In order to verify that an adequate working coefficient has been attained, the manufacturer or his authorised representative must, for each type of chain and rope used directly for lifting the load and for the rope ends, perform the appropriate tests or have such tests performed.
4.1.2.5. Lifting accessories and their components
Lifting accessories and their components must be sized with due regard to fatigue and ageing processes for a number of operating cycles consistent with their expected life-span as specified in the operating conditions for a given application.
Moreover:
(a) the working coefficient of wire-rope/rope-end combinations must be chosen in such a way as to guarantee an adequate level of safety; this coefficient is, as a general rule, equal to 5. Ropes must not comprise any splices or loops other than at their ends;
(b) where chains with welded links are used, they must be of the short-link type. The working coefficient of chains must be chosen in such a way as to guarantee an adequate level of safety; this coefficient is, as a general rule, equal to 4;
(c) the working coefficient for textile ropes or slings is dependent on the material, method of manufacture, dimensions and use. This coefficient must be chosen in such a way as to guarantee an adequate level of safety; it is, as a general rule, equal to 7, provided the materials used are shown to be of very good quality and the method of manufacture is appropriate to the intended use. Should this not be the case, the coefficient is, as a general rule, set at a higher level in order to secure an equivalent level of safety. Textile ropes and slings must not include any knots, connections or splicing other than at the ends of the sling, except in the case of an endless sling;
(d) all metallic components making up, or used with, a sling must have a working coefficient chosen in such a way as to guarantee an adequate level of safety; this coefficient is, as a general rule, equal to 4;
(e) the maximum working load of a multilegged sling is determined on the basis of the working coefficient of the weakest leg, the number of legs and a reduction factor which depends on the slinging configuration;
(f) in order to verify that an adequate working coefficient has been attained, the manufacturer or his authorised representative must, for each type of component referred to in (a), (b), (c) and (d), perform the appropriate tests or have such tests performed.
4.1.2.6. Control of movements
Devices for controlling movements must act in such a way that the machinery on which they are installed is kept safe.
(a) Machinery must be designed and constructed or fitted with devices in such a way that the amplitude of movement of its components is kept within the specified limits. The operation of such devices must, where appropriate, be preceded by a warning.
(b) Where several fixed or rail-mounted machines can be manoeuvred simultaneously in the same place, with risks of collision, such machinery must be designed and constructed in such a way as to make it possible to fit systems enabling these risks to be avoided.

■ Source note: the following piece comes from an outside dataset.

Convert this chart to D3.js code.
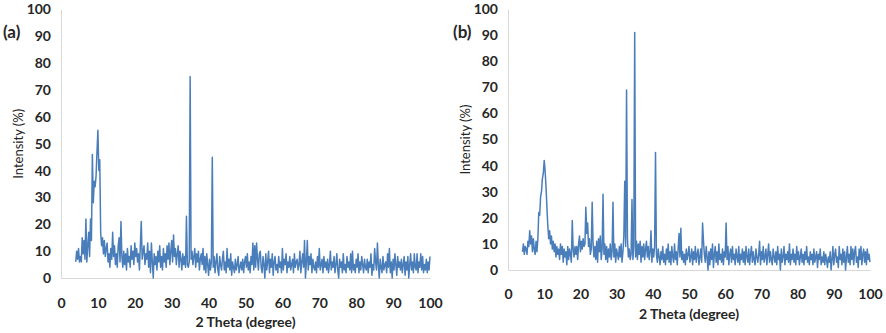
<!DOCTYPE html>
<html>
<head>
<meta charset="utf-8">
<script src="https://cdn.jsdelivr.net/npm/d3@7"></script>
<style>
  body { margin: 0; background: #fff; }
  text { font-family: Lato, "Open Sans", sans-serif; fill: #262626; }
  .tick text { font-weight: bold; font-size: 14px; }
</style>
</head>
<body>
<div id="chart"></div>
<script>
// 2 theta sampling grid, 0.25 degree steps from 4 to 100
var theta = d3.range(4, 100.001, 0.25);

// (a) intensity, one row per 5 degrees
var intensityA = [
  6, 10, 7, 11, 6, 8, 6, 15, 9, 14, 7, 22, 6, 12, 17, 8, 22, 14, 46, 28,
  36, 34, 38, 47, 55, 40, 44, 17, 12, 15, 9, 14, 8, 11, 13, 6, 9, 4, 11, 7,
  17, 8, 12, 5, 9, 4, 12, 15, 6, 21, 8, 4, 10, 5, 9, 3, 11, 6, 8, 4,
  12, 7, 10, 5, 13, 8, 11, 6, 9, 3, 12, 21, 7, 10, 12, 5, 9, 7, 13, 4,
  10, 2, 13, 6, 0, 9, 5, 8, 3, 10, 6, 12, 4, 8, 3, 11, 6, 9, 4, 12,
  7, 13, 5, 10, 14, 6, 16, 8, 11, 5, 9, 12, 4, 10, 7, 3, 9, 5, 8, 4,
  23, 5, 4, 6, 75, 7, 10, 5, 8, 11, 4, 9, 6, 10, 3, 7, 9, 5, 11, 3,
  8, 2, 9, 5, 1, 7, 3, 6, 45, 4, 8, 2, 6, 9, 3, 1, 8, 5, 3, 7,
  10, 3, 6, 2, 11, 4, 7, 3, 9, 1, 6, 4, 2, 7, 3, 5, 8, 2, 4, 6,
  3, 7, 2, 6, 8, 4, 9, 3, 6, 2, 8, 5, 13, 3, 12, 4, 13, 7, 3, 9,
  10, 4, 2, 8, 5, 0, 9, 3, 6, 10, 2, 7, 4, 9, 1, 6, 8, 3, 5, 2,
  8, 4, 6, 2, 11, 3, 7, 5, 9, 2, 6, 4, 8, 3, 5, 7, 2, 9, 4, 6,
  7, 3, 5, 10, 2, 6, 9, 4, 14, 0, 6, 14, 3, 8, 5, 9, 2, 7, 4, 3,
  6, 2, 8, 4, 11, 3, 5, 7, 2, 8, 4, 6, 3, 7, 2, 5, 10, 3, 6, 4,
  8, 2, 5, 9, 3, 0, 7, 4, 6, 2, 9, 3, 5, 2, 8, 4, 6, 3, 9, 2,
  10, 3, 5, 2, 7, 4, 9, 2, 6, 3, 8, 5, 2, 7, 4, 3, 7, 2, 6, 4,
  9, 1, 5, 3, 11, 6, 3, 13, 5, 0, 7, 4, 2, 8, 3, 5, 6, 2, 9, 4,
  11, 2, 6, 0, 7, 3, 9, 5, 1, 8, 4, 6, 3, 7, 2, 5, 8, 1, 6, 3,
  8, 0, 5, 9, 3, 6, 2, 9, 4, 3, 9, 2, 6, 4, 9, 3, 8, 2, 5, 3,
  7, 2, 6, 3, 8
];

// (b)
var intensityB = [
  7, 10, 6, 9, 8, 6, 11, 9, 15, 10, 13, 7, 12, 8, 6, 11, 7, 12, 22, 21,
  28, 30, 35, 37, 42, 38, 32, 24, 17, 12, 15, 10, 13, 8, 11, 7, 10, 5, 9, 6,
  8, 4, 10, 6, 9, 3, 8, 5, 7, 2, 9, 4, 8, 6, 3, 19, 8, 5, 9, 6,
  9, 4, 10, 13, 7, 11, 8, 12, 9, 10, 24, 14, 18, 9, 12, 6, 8, 26, 10, 5,
  9, 4, 11, 3, 12, 7, 13, 4, 8, 29, 6, 10, 4, 9, 3, 8, 5, 10, 4, 7,
  26, 5, 10, 3, 8, 6, 4, 9, 5, 10, 3, 7, 13, 34, 9, 69, 12, 5, 8, 4,
  6, 27, 4, 9, 91, 5, 11, 4, 10, 6, 11, 3, 9, 5, 10, 4, 8, 11, 5, 9,
  4, 7, 15, 3, 8, 5, 9, 45, 6, 3, 8, 5, 2, 7, 4, 9, 3, 6, 2, 8,
  4, 10, 3, 7, 2, 9, 5, 3, 10, 4, 7, 2, 8, 14, 5, 16, 4, 7, 3, 6,
  2, 8, 4, 6, 9, 3, 5, 8, 2, 7, 4, 9, 3, 6, 8, 2, 5, 8, 3, 18,
  11, 6, 3, 9, 5, 0, 7, 2, 8, 4, 10, 1, 6, 9, 3, 7, 2, 10, 4, 6,
  3, 8, 2, 7, 5, 18, 4, 9, 2, 6, 8, 3, 9, 4, 6, 2, 8, 5, 3, 9,
  2, 6, 4, 8, 3, 7, 2, 9, 5, 3, 8, 2, 6, 9, 3, 7, 4, 2, 8, 5,
  3, 6, 11, 2, 7, 4, 9, 3, 5, 8, 2, 6, 10, 3, 7, 4, 2, 8, 5, 3,
  7, 2, 9, 4, 6, 0, 8, 3, 5, 9, 2, 6, 4, 7, 3, 10, 2, 6, 4, 8,
  3, 6, 2, 9, 4, 7, 2, 5, 8, 3, 6, 2, 7, 4, 9, 3, 5, 2, 7, 4,
  6, 2, 8, 3, 5, 7, 1, 6, 4, 8, 2, 5, 3, 7, 2, 6, 4, 1, 5, 3,
  7, 0, 4, 9, 2, 6, 8, 3, 5, 1, 9, 4, 6, 2, 8, 3, 7, 0, 5, 9,
  3, 6, 2, 9, 4, 8, 2, 7, 9, 3, 5, 1, 8, 4, 9, 2, 6, 8, 3, 7,
  2, 8, 4, 6, 3
];

var xTicks = [0, 10, 20, 30, 40, 50, 60, 70, 80, 90, 100];
var yTicks = [0, 10, 20, 30, 40, 50, 60, 70, 80, 90, 100];

var svgWidth = 886;
var svgHeight = 333;

var svg = d3.select("#chart")
  .append("svg")
  .attr("width", svgWidth)
  .attr("height", svgHeight);

// one panel per pattern
var panels = [
  { tag: "(a)", values: intensityA, left: 61, right: 430, top: 9.5, bottom: 278,
    tagX: 3, xLabelY: 308, titleY: 327, yTitleX: 18 },
  { tag: "(b)", values: intensityB, left: 508, right: 870, top: 9, bottom: 270,
    tagX: 453, xLabelY: 299, titleY: 319, yTitleX: 465 }
];

panels.forEach(function (p) {
  var x = d3.scaleLinear().domain([0, 100]).range([p.left, p.right]);
  var y = d3.scaleLinear().domain([0, 100]).range([p.bottom, p.top]);

  var g = svg.append("g");

  // y axis
  var yAxis = g.append("g")
    .attr("transform", `translate(${p.left},0)`)
    .call(d3.axisLeft(y).tickValues(yTicks).tickSize(0).tickPadding(10));
  yAxis.select(".domain").attr("stroke", "#d9d9d9");

  // x axis
  var xAxis = g.append("g")
    .attr("transform", `translate(0,${p.bottom})`)
    .call(d3.axisBottom(x).tickValues(xTicks).tickSize(0).tickPadding(p.xLabelY - p.bottom - 10));
  xAxis.select(".domain").attr("stroke", "#d9d9d9");

  // pattern line
  var line = d3.line()
    .x(function (d, i) { return x(theta[i]); })
    .y(function (d) { return y(d); });

  g.append("path")
    .datum(p.values)
    .attr("d", line)
    .attr("fill", "none")
    .attr("stroke", "#4a7ebb")
    .attr("stroke-width", 1.5)
    .attr("stroke-linejoin", "round");

  // titles
  g.append("text")
    .attr("x", (p.left + p.right) / 2)
    .attr("y", p.titleY)
    .attr("text-anchor", "middle")
    .style("font-weight", "bold")
    .style("font-size", "14px")
    .text("2 Theta (degree)");

  g.append("text")
    .attr("transform", `translate(${p.yTitleX},${(p.top + p.bottom) / 2}) rotate(-90)`)
    .attr("text-anchor", "middle")
    .attr("dy", "0.35em")
    .style("font-size", "13px")
    .text("Intensity (%)");

  g.append("text")
    .attr("x", p.tagX)
    .attr("y", 38)
    .style("font-weight", "bold")
    .style("font-size", "17px")
    .text(p.tag);
});
</script>
</body>
</html>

(c) Machinery must be designed and constructed in such a way that the loads cannot creep dangerously or fall freely and unexpectedly, even in the event of partial or total failure of the power supply or when the operator stops operating the machine.
(d) It must not be possible, under normal operating conditions, to lower the load solely by friction brake, except in the case of machinery whose function requires it to operate in that way.

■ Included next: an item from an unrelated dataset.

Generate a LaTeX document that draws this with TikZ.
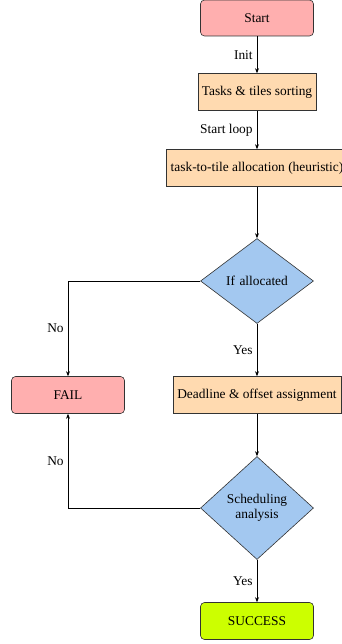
\documentclass[tikz,border=0pt]{standalone}
\usepackage{fontspec}
\setmainfont{Liberation Serif}
\usetikzlibrary{shapes.geometric,arrows.meta}
\definecolor{startpink}{HTML}{FFAFAF}
\definecolor{taskpeach}{HTML}{FFDAB0}
\definecolor{testblue}{HTML}{A3C8F0}
\definecolor{donelime}{HTML}{CCFF00}
\begin{document}
\begin{tikzpicture}[
        node distance=113pt,
        font=\fontsize{13.4}{15.5}\selectfont,
        terminal/.style={rectangle, draw=black!80, fill=startpink, minimum width=113pt, minimum height=36pt, rounded corners=4pt, text centered, line width=0.6pt},
        process/.style={rectangle, draw=black!80, fill=taskpeach, minimum height=37pt, text centered, inner xsep=4pt, line width=0.6pt},
        decision/.style={diamond, draw=black!80, fill=testblue, minimum width=113pt, text width=64pt, align=center, inner sep=0pt, line width=0.6pt},
        success/.style={rectangle, draw=black!80, fill=donelime, minimum width=113pt, minimum height=37pt, rounded corners=4pt, text centered, line width=0.6pt},
        arrow/.style={-{Stealth[length=5pt,width=4pt]}, line width=0.7pt},
        label/.style={inner sep=4pt}
    ]
        \useasboundingbox (-257pt,18pt) rectangle (85pt,-626pt);

        % Start and preparation
        \node[terminal] (start) {Start};
        \node[process, below of=start, yshift=39pt] (sorting) {Tasks \& tiles sorting};
        \node[process, below of=sorting, yshift=37pt, minimum width=180pt] (allocation) {task-to-tile allocation (heuristic)};

        % First test
        \node[decision, below of=allocation, minimum height=85pt] (allocated) {If allocated};

        % Middle row
        \node[process, below of=allocated, yshift=-1pt, minimum width=168pt] (deadline) {Deadline \& offset assignment};
        \node[terminal, left of=deadline, xshift=-76pt, minimum height=37pt] (fail) {FAIL};

        % Second test
        \node[decision, below of=deadline, minimum height=103pt] (scheduling) {Scheduling analysis};
        \node[success, below of=scheduling] (done) {SUCCESS};

        % Arrows
        \draw[arrow] (start) -- node[label, left] {Init} (sorting);
        \draw[arrow] (sorting) -- node[label, left] {Start loop} (allocation);
        \draw[arrow] (allocation) -- (allocated);
        \draw[arrow] (allocated) -- node[label, left] {Yes} (deadline);
        \draw[arrow] (allocated.west) -| node[label, left, pos=0.75] {No} (fail.north);
        \draw[arrow] (deadline) -- (scheduling);
        \draw[arrow] (scheduling.west) -| node[label, left, pos=0.75] {No} (fail.south);
        \draw[arrow] (scheduling) -- node[label, left] {Yes} (done);
    \end{tikzpicture}
\end{document}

(e) Holding devices must be designed and constructed in such a way that inadvertent dropping of the loads is avoided.
4.1.2.7. Movements of loads during handling
The operating position of machinery must be located in such a way as to ensure the widest possible view of trajectories of the moving parts, in order to avoid possible collisions with persons, equipment or other machinery which might be manoeuvring at the same time and liable to constitute a hazard.
Machinery with guided loads must be designed and constructed in such a way as to prevent persons from being injured by movement of the load, the carrier or the counterweights, if any.

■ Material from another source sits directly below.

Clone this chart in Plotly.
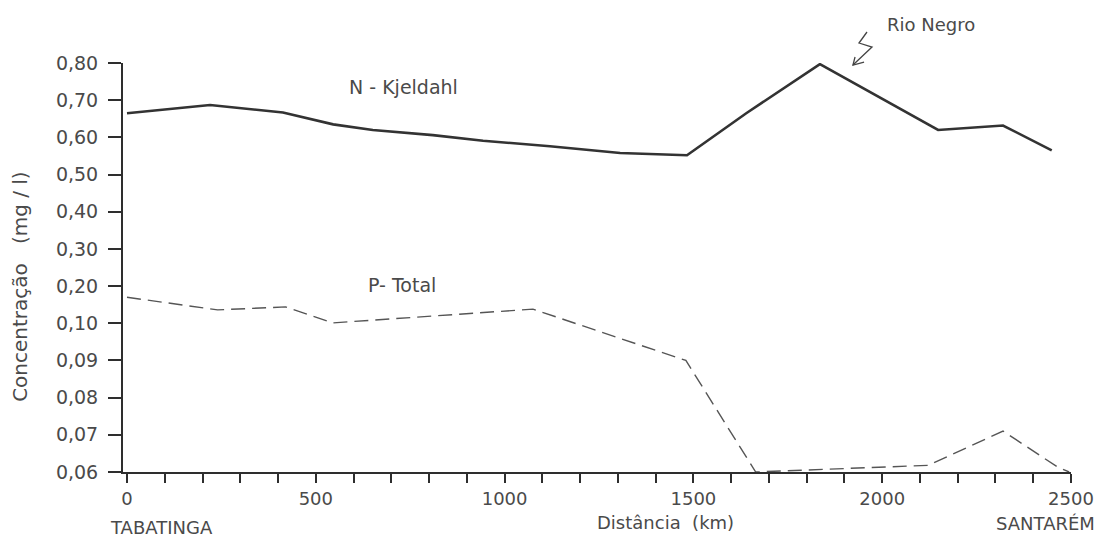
import plotly.graph_objects as go

# ---------------- data ----------------
n_km = [0, 220, 413, 546, 651, 810, 943, 1120, 1306, 1483, 1640, 1835, 2148, 2320, 2449]
n_val = [0.665, 0.687, 0.667, 0.635, 0.620, 0.606, 0.591, 0.576, 0.558, 0.552, 0.665, 0.797, 0.620, 0.632, 0.565]

p_km = [0, 240, 420, 545, 1075, 1480, 1665, 1925, 2122, 2320, 2462, 2495]
p_val = [0.170, 0.136, 0.144, 0.101, 0.138, 0.090, 0.060, 0.0611, 0.0618, 0.071, 0.0615, 0.060]

y_ticks = [0.06, 0.07, 0.08, 0.09, 0.10, 0.20, 0.30, 0.40, 0.50, 0.60, 0.70, 0.80]
y_tick_text = ["0,06", "0,07", "0,08", "0,09", "0,10", "0,20", "0,30", "0,40", "0,50", "0,60", "0,70", "0,80"]
x_ticks = list(range(0, 2501, 100))
x_label_vals = [0, 500, 1000, 1500, 2000, 2500]


# piecewise-linear concentration scale of the original figure
def ypos(v):
    if v <= 0.10:
        return (v - 0.06) / 0.01
    return 4 + (v - 0.10) / 0.1


FONT = "DejaVu Sans"
TXT = "#4a4a4a"
LINE = "#2e2e2e"

fig = go.Figure()
fig.add_trace(go.Scatter(x=n_km, y=[ypos(v) for v in n_val], mode="lines",
                         line=dict(color="#333333", width=2.6), showlegend=False,
                         cliponaxis=False))
fig.add_trace(go.Scatter(x=p_km, y=[ypos(v) for v in p_val], mode="lines",
                         line=dict(color="#555555", width=1.4, dash="14px,7px"),
                         showlegend=False, cliponaxis=False))

fig.update_layout(
    width=1110, height=537, autosize=False,
    margin=dict(l=123, r=39, t=63, b=65, pad=0),
    paper_bgcolor="white", plot_bgcolor="white",
    font=dict(family=FONT, color=TXT, size=19),
    xaxis=dict(range=[-10.6, 2500], tickmode="array", tickvals=x_ticks,
               ticktext=[str(v) if v in x_label_vals else "" for v in x_ticks],
               showline=True, linecolor=LINE, linewidth=2, ticks="outside",
               ticklen=9, tickwidth=1.6, tickcolor=LINE, showgrid=False,
               zeroline=False, tickfont=dict(size=18, color=TXT, family=FONT)),
    yaxis=dict(range=[0, 11], tickmode="array", tickvals=[ypos(v) for v in y_ticks],
               ticktext=y_tick_text, showline=True, linecolor=LINE, linewidth=2,
               ticks="outside", ticklen=13, tickwidth=1.6, tickcolor=LINE,
               showgrid=False, zeroline=False, ticklabelstandoff=6,
               tickfont=dict(size=19, color=TXT, family=FONT)),
)

ann = [
    dict(text="N - Kjeldahl", x=731, y=10.35, xref="x", yref="y", size=19),
    dict(text="P- Total", x=728, y=5.03, xref="x", yref="y", size=19),
    dict(text="Rio Negro", x=2129, y=1.095, xref="x", yref="paper", size=18),
    dict(text="Distância  (km)", x=1427, y=-0.1225, xref="x", yref="paper", size=18),
    dict(text="SANTARÉM", x=0.9735, y=-0.125, xref="paper", yref="paper", size=18),
]
for a in ann:
    fig.add_annotation(text=a["text"], x=a["x"], y=a["y"], xref=a["xref"], yref=a["yref"],
                       showarrow=False, xanchor="center", yanchor="middle",
                       font=dict(family=FONT, size=a["size"], color=TXT))
fig.add_annotation(text="TABATINGA", x=-0.016, y=-0.1345, xref="paper", yref="paper",
                   showarrow=False, xanchor="left", yanchor="middle",
                   font=dict(family=FONT, size=18, color=TXT))
fig.add_annotation(text="Concentração   (mg / l)", x=-0.1087, y=0.455, xref="paper", yref="paper",
                   showarrow=False, textangle=-90, xanchor="center", yanchor="middle",
                   font=dict(family=FONT, size=20, color=TXT))

# zig-zag arrow pointing at the Rio Negro peak
fig.add_shape(type="path", xref="paper", yref="paper",
              path="M 0.7848 1.0758 L 0.7764 1.0489 L 0.7901 1.0391 L 0.7700 0.9951",
              line=dict(color="#444444", width=1.3))
fig.add_shape(type="path", xref="paper", yref="paper",
              path="M 0.7722 1.0147 L 0.7700 0.9951 L 0.7817 1.0024",
              line=dict(color="#444444", width=1.3))

fig.write_html("out.html")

4.1.2.8. Machinery serving fixed landings
4.1.2.8.1. Movements of the carrier
The movement of the carrier of machinery serving fixed landings must be rigidly guided to and at the landings. Scissor systems are also regarded as rigid guidance.
4.1.2.8.2. Access to the carrier
Where persons have access to the carrier, the machinery must be designed and constructed in such a way as to ensure that the carrier remains stationary during access, in particular while it is being loaded or unloaded.
The machinery must be designed and constructed in such a way as to ensure that the difference in level between the carrier and the landing being served does not create a risk of tripping.
4.1.2.8.3. Risks due to contact with the moving carrier
Where necessary in order to fulfil the requirement expressed in the second paragraph of section 4.1.2.7, the travel zone must be rendered inaccessible during normal operation.
When, during inspection or maintenance, there is a risk that persons situated under or above the carrier may be crushed between the carrier and any fixed parts, sufficient free space must be provided either by means of physical refuges or by means of mechanical devices blocking the movement of the carrier.
4.1.2.8.4. Risk due to the load falling off the carrier
Where there is a risk due to the load falling off the carrier, the machinery must be designed and constructed in such a way as to prevent this risk.
4.1.2.8.5. Landings
Risks due to contact of persons at landings with the moving carrier or other moving parts must be prevented.
Where there is a risk due to persons falling into the travel zone when the carrier is not present at the landings, guards must be fitted in order to prevent this risk. Such guards must not open in the direction of the travel zone. They must be fitted with an interlocking device controlled by the position of the carrier that prevents:
- hazardous movements of the carrier until the guards are closed and locked,
- hazardous opening of a guard until the carrier has stopped at the corresponding landing.
4.1.3. Fitness for purpose
When lifting machinery or lifting accessories are placed on the market or are first put into service, the manufacturer or his authorised representative must ensure, by taking appropriate measures or having them taken, that the machinery or the lifting accessories which are ready for use - whether manually or power-operated - can fulfil their specified functions safely.